Food prices have reached their highest level since 1974, after adjustment for inflation, posing an imminent threat to vulnerable communities across the Middle East and North Africa. Many countries in the region do not have adequate social security to help people cope with these increases. The global number of undernourished people could increase by 8 to 13 million in 2022-23.

Between 2007 and 2010, wheat prices soared because of a combination of drought in grain-producing countries, rising oil prices and financial speculation. The food crisis sparked food riots, one of the triggers of the Arab Spring uprisings. The ruling classes will be acutely aware that the price hikes will stoke social instability and political unrest. Nationwide protests have already rocked Morocco in February this year, as thousands rallied to complain about the soaring prices of food and fuel.

Structural poverty

Beyond the war in Ukraine, there are underlying reasons that explain the deep food crisis. Trade liberalisation, structural adjustment programmes and a model of agriculture at the service of a capitalist logic bear the primary responsibility.

The demise of local food production can be traced back to the integration of the MENA region in global markets, as ‘development’ policies driven by the IMF and World Bank resulted in nations shifting from the cultivation of staple foods to the cultivation of profitable crops for export.

Capitalism has demonstrated its inability to meet the basic needs of most of the world’s population, as well as its total incompatibility with the maintenance of the ecosystem (growing loss of biodiversity, increasing climate change).

Exorbitant food prices are the result of a system of production and distribution which has the primary objective of growing profits, not meeting human – or planetary – needs. Liberalised trade relations have restructured food circuits, meaning most countries in the MENA region are now net importers of food. Guaranteed price mechanisms are being dismantled, exposing vulnerable people to extreme price volatility.

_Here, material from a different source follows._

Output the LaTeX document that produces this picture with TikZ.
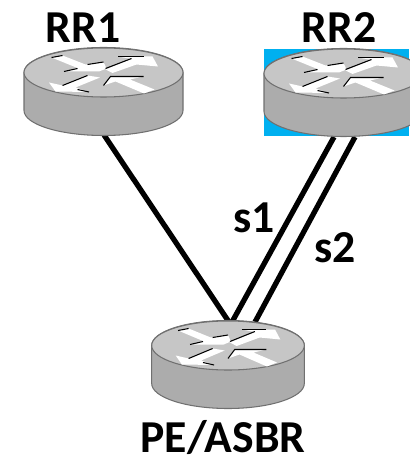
\documentclass[tikz,border=0pt]{standalone}
\usepackage{fontspec}
\setmainfont{Carlito}
\pgfdeclarelayer{bg}
\pgfsetlayers{bg,main}
\definecolor{rtop}{HTML}{C6C6C6}
\definecolor{rside}{HTML}{ACACAC}
\definecolor{redge}{HTML}{707070}
\definecolor{rblue}{HTML}{00B0F0}
\tikzset{
    lbl/.style={font=\fontsize{26}{26}\selectfont\bfseries, inner sep=0pt},
    link/.style={draw=black, line width=3pt},
    rarrow/.style={fill=white, draw=none},
    rline/.style={draw=black, line width=.6pt},
    router/.pic={
        \path [fill=rside, draw=redge, line width=.6pt] (-79.5,0) -- (-79.5,38)
            arc [start angle=180, end angle=0, x radius=79.5, y radius=25] -- (79.5,0)
            arc [start angle=0, end angle=-180, x radius=79.5, y radius=25];
        \path [fill=rtop, draw=redge, line width=.6pt] (0,0) ellipse [x radius=79.5, y radius=24.5];
        \path [rarrow] (-52,-15) -- (-41,-17) -- (-18,-8) -- (0,-10.5) -- (3,-4) -- (-4.5,-1) -- (-39.5,-1) -- (-26,-4.5) -- cycle;
        \path [rarrow] (2,-3) -- (28,-13.5) -- (14.5,-16) -- (49,-16) -- (54.5,-6) -- (33,-8) -- (9,0.5) -- cycle;
        \path [rarrow] (-54.5,10) -- (-48,19) -- (-14.5,19.5) -- (-28,15) -- (-3.5,5) -- (-16,3) -- (-41,13) -- cycle;
        \path [rarrow] (0,13) -- (7,4) -- (40,4) -- (26.5,7) -- (51,17) -- (40.5,21) -- (12,9) -- cycle;
        \draw [rline] (-52,-15) -- (-41,-17); \draw [rline] (-39.5,-1) -- (-26,-4);
        \draw [rline] (-16,-8) -- (0,-10.5); \draw [rline] (2,-4) -- (28,-14);
        \draw [rline] (14.5,-16) -- (40,-16); \draw [rline] (-41,13) -- (-16,3);
        \draw [rline] (0,13) -- (7,4) -- (40,4); \draw [rline] (-26,17) -- (-14.5,19.5);
    }
}

\begin{document}
\begin{tikzpicture}[x=0.02cm, y=-0.02cm]
	\useasboundingbox (0,0) rectangle (409,462);
	\fill [rblue] (264,49) rectangle (409,136);

	\pic at (103.5,72.5) {router};
	\pic at (343.5,73.5) {router};
	\pic [xscale=.96] at (228,345.5) {router};

	\coordinate (rr1) at (104,135);
	\coordinate (rr2a) at (334,137);
	\coordinate (rr2b) at (355,137);
	\coordinate (pea) at (229,322);
	\coordinate (peb) at (232,322);
	\coordinate (pec) at (255,322);

	\begin{pgfonlayer}{bg}
		\draw [link] (rr1) -- (pea);
		\draw [link] (rr2a) -- (peb);
		\draw [link] (rr2b) -- (pec);
	\end{pgfonlayer}

	\node (rr1 label) [lbl] at (83,28) {RR1};
	\node (rr2 label) [lbl] at (339,28) {RR2};
	\node (pe label) [lbl] at (223,438) {PE/ASBR};
	\node (s1) [lbl] at (254,218) {s1};
	\node (s2) [lbl] at (335,248) {s2};
\end{tikzpicture}
\end{document}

In this situation it is vital that unions and rural cooperatives fight for control over all food imports, including their equal distribution. Unions and neighbourhood committees must seek to impose price controls on necessities, so they are affordable for all. Strikes and mass mobilisations on the scale of the Arab Spring will be needed, but this time must go all the way, replacing failed regimes which can’t feed their people with workers’ and farmers’ governments across the region.